Despite all the restrictions imposed by the Soviet authorities and aimed against religions, the new community was keen to strengthen and expand its knowledge of Judaism by all means. They gathered in Fedor’s house to study Torah together, using the Old Testament of the Bible in the Russian translation in the very beginning and having replaced it with the real Torah books brought from Israel later.
The geographical distance from developed Jewish communities and inability to lead a normal religious life during the Soviet era forced the new converts to observe Jewish tradition in the context of their own understanding of it. They produced hand-made kippahs from the pieces of fabric; Fedor who was a chaban (shepherd) personally did shchitah to provide the family with meat. All his children were circumcised but were told to keep this a secret.
Having grown up in the G-d-fearing atmosphere of Yalanzhis’ house, seven children of Fedor and his wife decided to increase in their observance and devotion to Torah values. In doing so, they made the decision to go through formal conversion to Judaism and to make aliyah to Eretz Yisrael. Reuven’s parents were no exception – while learning for giyur they did their best to put their children in all the conditions necessary for living a Jewish life. Even when Reuven attended a regular local school in his native town, he was never present on Saturday classes. He remembers the headmaster and teachers investigating the reasons of his absence, but finally accepting it and even supporting him in the future.
Shortly after his graduation Reuven started studying in the specialized school to avoid being drafted into the Ukrainian army. Six months later he left school and joined his relatives in Eretz Yisrael. Later, his younger brothers, David and Yosef (pictured) followed his example. After arrival to the Holy Land Reuven immediately began his studies at the Machon Meir yeshiva in Jerusalem and intensive preparation for the formal conversion to Judaism. The process was finally completed only after three years of waiting – it took him a lot of time to receive recommendations from the Odessa rabbis who were acquainted to him and his family. Today Reuven is a madrich of the Machon Meir department for the Russian speakers. In the yeshiva he assists other students while visiting the Ministry of Interior and applying for a visa, participates in organizing trips over the country and other activities, and, surely, helps them in Torah studies.

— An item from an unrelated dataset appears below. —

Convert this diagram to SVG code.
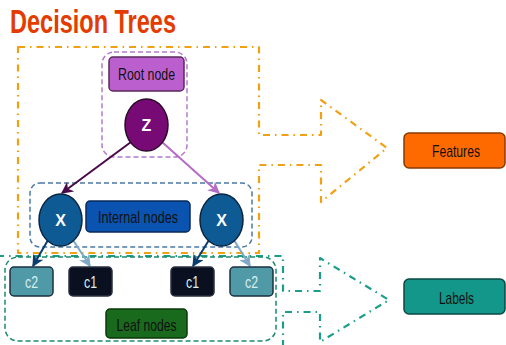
<svg xmlns="http://www.w3.org/2000/svg" width="506" height="345" viewBox="0 0 506 345">
<style>
  text { font-family: "Liberation Sans", "DejaVu Sans", sans-serif; }
  .lbl { font-size: 17px; fill: #111; text-anchor: middle; }
  .leaf { font-size: 17px; fill: #d8eef0; text-anchor: middle; }
  .var { font-size: 16px; font-weight: bold; fill: #fff; text-anchor: middle; }
  .grp { fill: none; stroke-width: 1.5; stroke-dasharray: 5 3; }
  .big { fill: none; stroke-width: 2.2; stroke-dasharray: 7 5 1.5 5; stroke-linejoin: round; }
  .conn { fill: none; stroke-width: 2; }
</style>
<defs>
  <marker id="mDP" viewBox="0 0 10 10" refX="9" refY="5" markerWidth="6" markerHeight="6" orient="auto-start-reverse"><path d="M0,0 L10,5 L0,10 L3,5 Z" fill="#4a0a4a"/></marker>
  <marker id="mLP" viewBox="0 0 10 10" refX="9" refY="5" markerWidth="6" markerHeight="6" orient="auto-start-reverse"><path d="M0,0 L10,5 L0,10 L3,5 Z" fill="#b46cc4"/></marker>
  <marker id="mDB" viewBox="0 0 10 10" refX="9" refY="5" markerWidth="6" markerHeight="6" orient="auto-start-reverse"><path d="M0,0 L10,5 L0,10 L3,5 Z" fill="#0a3d6e"/></marker>
  <marker id="mLB" viewBox="0 0 10 10" refX="9" refY="5" markerWidth="6" markerHeight="6" orient="auto-start-reverse"><path d="M0,0 L10,5 L0,10 L3,5 Z" fill="#7fa9c6"/></marker>
</defs>

<text x="10" y="33" font-size="33" font-weight="bold" fill="#e43c00" textLength="166" lengthAdjust="spacingAndGlyphs">Decision Trees</text>

<!-- big dash-dot outlines -->
<path class="big" stroke="#f0a010" d="M18,47 H259 V135 H321 V100 L387,148 L321,202 V165 H259 V253 H18 Z"/>
<path class="big" stroke="#1a9e88" d="M-3,256 H283 V291 H320 V258 L389,300 L320,342 V312 H283 V352 H-3 Z"/>

<!-- group regions -->
<rect class="grp" x="102" y="52" width="85" height="105" rx="12" stroke="#b478cc"/>
<rect class="grp" x="30" y="183" width="222" height="64" rx="10" stroke="#4a78a6"/>
<rect class="grp" x="5" y="257" width="271" height="84" rx="13" stroke="#1a8a6e" stroke-width="2"/>

<g id="connectors">
  <line class="conn" x1="131" y1="142" x2="62" y2="193" stroke="#4a0a4a" marker-end="url(#mDP)"/>
  <line class="conn" x1="162" y1="142" x2="219" y2="193" stroke="#b46cc4" marker-end="url(#mLP)"/>
  <line class="conn" x1="48" y1="240" x2="33" y2="266" stroke="#0a3d6e" marker-end="url(#mDB)"/>
  <line class="conn" x1="73" y1="240" x2="90" y2="266" stroke="#7fa9c6" marker-end="url(#mLB)"/>
  <line class="conn" x1="209" y1="240" x2="193" y2="266" stroke="#0a3d6e" marker-end="url(#mDB)"/>
  <line class="conn" x1="234" y1="240" x2="250" y2="266" stroke="#7fa9c6" marker-end="url(#mLB)"/>
</g>

<g id="root-label">
  <rect x="109" y="57" width="75" height="34" rx="4" fill="#bb5fcf" stroke="#5a2a5a" stroke-width="1.5"/>
  <text class="lbl" x="146.5" y="80" textLength="57" lengthAdjust="spacingAndGlyphs">Root node</text>
</g>
<g id="z">
  <ellipse cx="146.5" cy="125" rx="21.5" ry="26" fill="#780a76" stroke="#2a0a2a" stroke-width="1.5"/>
  <text class="var" x="146.5" y="131" font-size="15">Z</text>
</g>
<g id="x-left">
  <ellipse cx="60.5" cy="220" rx="21.5" ry="26" fill="#0d5a94" stroke="#0a2540" stroke-width="1.5"/>
  <text class="var" x="60.5" y="226">X</text>
</g>
<g id="x-right">
  <ellipse cx="221.5" cy="220" rx="21.5" ry="26" fill="#0d5a94" stroke="#0a2540" stroke-width="1.5"/>
  <text class="var" x="221.5" y="226">X</text>
</g>
<g id="internal-label">
  <rect x="86" y="201" width="104" height="31" rx="4" fill="#0a53b0" stroke="#0a2a5a" stroke-width="1.5"/>
  <text class="lbl" x="138" y="223" font-size="19" textLength="80" lengthAdjust="spacingAndGlyphs">Internal nodes</text>
</g>
<g id="c2-left">
  <rect x="10" y="267" width="43" height="29" rx="4" fill="#4f9aa6" stroke="#1a3040" stroke-width="1.5"/>
  <text class="leaf" x="31.5" y="288" textLength="13" lengthAdjust="spacingAndGlyphs">c2</text>
</g>
<g id="c1-left">
  <rect x="69" y="267" width="43" height="29" rx="4" fill="#0a1020" stroke="#2a3040" stroke-width="1.5"/>
  <text class="leaf" x="90.5" y="288" textLength="13" lengthAdjust="spacingAndGlyphs">c1</text>
</g>
<g id="c1-right">
  <rect x="171" y="267" width="43" height="29" rx="4" fill="#0a1020" stroke="#2a3040" stroke-width="1.5"/>
  <text class="leaf" x="192.5" y="288" textLength="13" lengthAdjust="spacingAndGlyphs">c1</text>
</g>
<g id="c2-right">
  <rect x="230" y="267" width="43" height="29" rx="4" fill="#4f9aa6" stroke="#1a3040" stroke-width="1.5"/>
  <text class="leaf" x="251.5" y="288" textLength="13" lengthAdjust="spacingAndGlyphs">c2</text>
</g>
<g id="leaf-label">
  <rect x="106" y="309" width="81" height="29" rx="4" fill="#1a6a1e" stroke="#0a3a0a" stroke-width="1.5"/>
  <text class="lbl" x="146.5" y="331" textLength="60" lengthAdjust="spacingAndGlyphs">Leaf nodes</text>
</g>
<g id="features">
  <rect x="404" y="133" width="101" height="35" rx="5" fill="#ff6a00" stroke="#8a3a00" stroke-width="1.5"/>
  <text class="lbl" x="456" y="157" textLength="48" lengthAdjust="spacingAndGlyphs">Features</text>
</g>
<g id="labels">
  <rect x="404" y="279" width="101" height="35" rx="5" fill="#12978a" stroke="#0a4a40" stroke-width="1.5"/>
  <text class="lbl" x="456.5" y="304" textLength="35" lengthAdjust="spacingAndGlyphs">Labels</text>
</g>
</svg>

Recently, within the framework of the education project, Reuven built a beautiful family tree with the notes telling the story of his grandfather and grandmother, as well as numerous relatives. Most of them already made aliyah: they live in Netaniya, Beit Shemesh, Kfar Sitrin. Reuven’s parents with his younger brothers and sisters still remain in Ukraine, they are to complete the conversion process to join their family in Eretz Yisrael. Reuven has large-scale plans for his future. After completing his studies at Machon Meir, he is going to serve in one of the military units of the army, and then to create his own family in Eretz Yisrael.